Gejala kemunduran Kerajaan Aceh muncul saat Sultan Iskandar Muda digantikan oleh Sultan Iskandar Thani (Sultan Iskandar Sani) yang memerintah tahun 1637-1642. Iskandar Sani adalah menantu Sultan Iskandar Muda. Tak seperti mertuanya (Sultan Iskandar Muda), ia lebih mementingkan pembangunan dalam negeri dari pada ekspansi ke luar negeri. Dalam masa pemerintahannya yang singkat, empat tahun, Aceh berada dalam keadaan damai dan sejahtera, hokum syariat Islam ditegakkan, dan hubungan dengan kerajaan-kerajaan bawahan dilakukan tanpa tekanan politik ataupun militer.

 

Kerajaan Islam di Sulawesi

Kerajaan-kerajaan Islam muncul di Sulawesi tidak terlepas dari perdagangan antar benua yang berlangsung ketika itu. Beberapa kerajaan Islam di Sulawesi, diantaranya adalah Gowa Tallo, Bone, Wajo, dan Soppeng, dan Kesultanan Buton. Dari sekian banyak kerajaan-kerajaan itu yang terkenal antara lain Kerajaan Gowa Tallo.

Kerajaan Gowa Tallo

Kesultanan Gowa, atau kadang ditulis Goa, adalah salah satu kerajaan terbesar dan paling sukse  yang terdapat di daerah Sulawesi Selatan. Rakyat dari kerajaan ini berasal dari Suku Makassar yang berdiam di ujung selatan dan pesisir barat Sulawesi. Pada awalnya di daerah Gowa terdapat Sembilan komunitas yang dikenal dengan nama Bate Salapang (Sembilan Bendera), yang kemudian menjadi pusat kerajaan Gowa: Tombolo, Lakiung, Parang-Parang, Data, Agangjene, Saumata, Bissei, Sero, dan Kalili.

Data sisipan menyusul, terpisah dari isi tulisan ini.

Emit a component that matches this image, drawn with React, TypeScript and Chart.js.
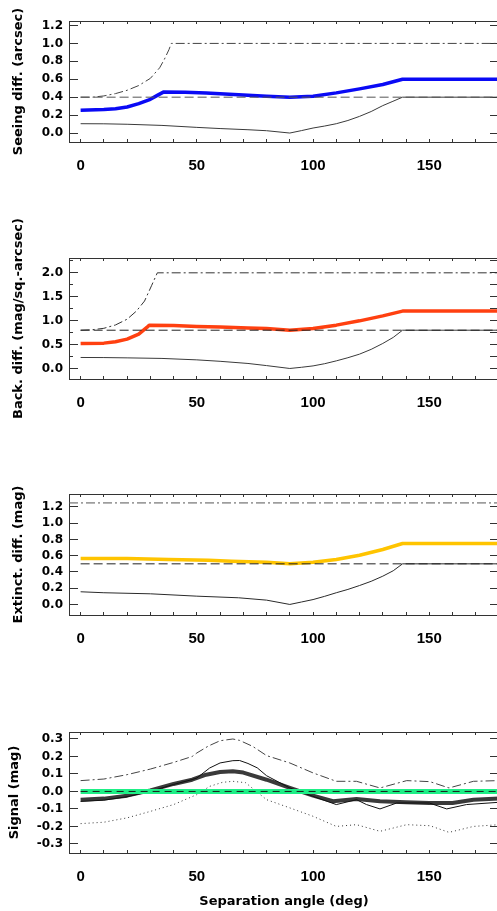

Sejak Gowa Tallo sebagai pusat perdagangan laut, kerajaan ini menjalin hubungan dengan Ternate yang sudah menerima Islam dari Gresik. Raja Ternate yakni  Baabullah mengajak Raja Gowa Tallo untuk masuk Islam, tapi gagal. Baru pada masa Datu Ri Bandang dating ke Kerajaan Gowa Tallo. Agama Islam mulai masuk ke kerajaan ini. Setahun kemudian, hamper seluruh penduduk Gowa Tallo memeluk Islam.

Muballiq yang berjasa menyebarkan Islam adalah Abdul Qadir Khatib Tunggal yang berasal dari Minangkabau. Kerajaan ini mencapai puncak kebesarannya pada masa pemerintahan Sultan Hasanuddin (1653-1669). Daerah kekuasaan Makassar luas; seluruh jalur perdagangan di Indonesia Timur dapat dikuasainya. Sultan Hasanuddin terkenal sebagai Raja yang sangat anti kepada dominasi asing. Dalam peperangan melawan VOC, Sultan Hasanuddin memimpin sendiri pasukannya untuk memporak-porandakan pasukan Belanda di Maluku. Akibatnya, kedudukan Belanda semakin terdesak. Atas keberanian  Sultan hasanuddin tersebut maka Belanda memberikan julukan padanya sebagai Ayam Jantan dari Timur.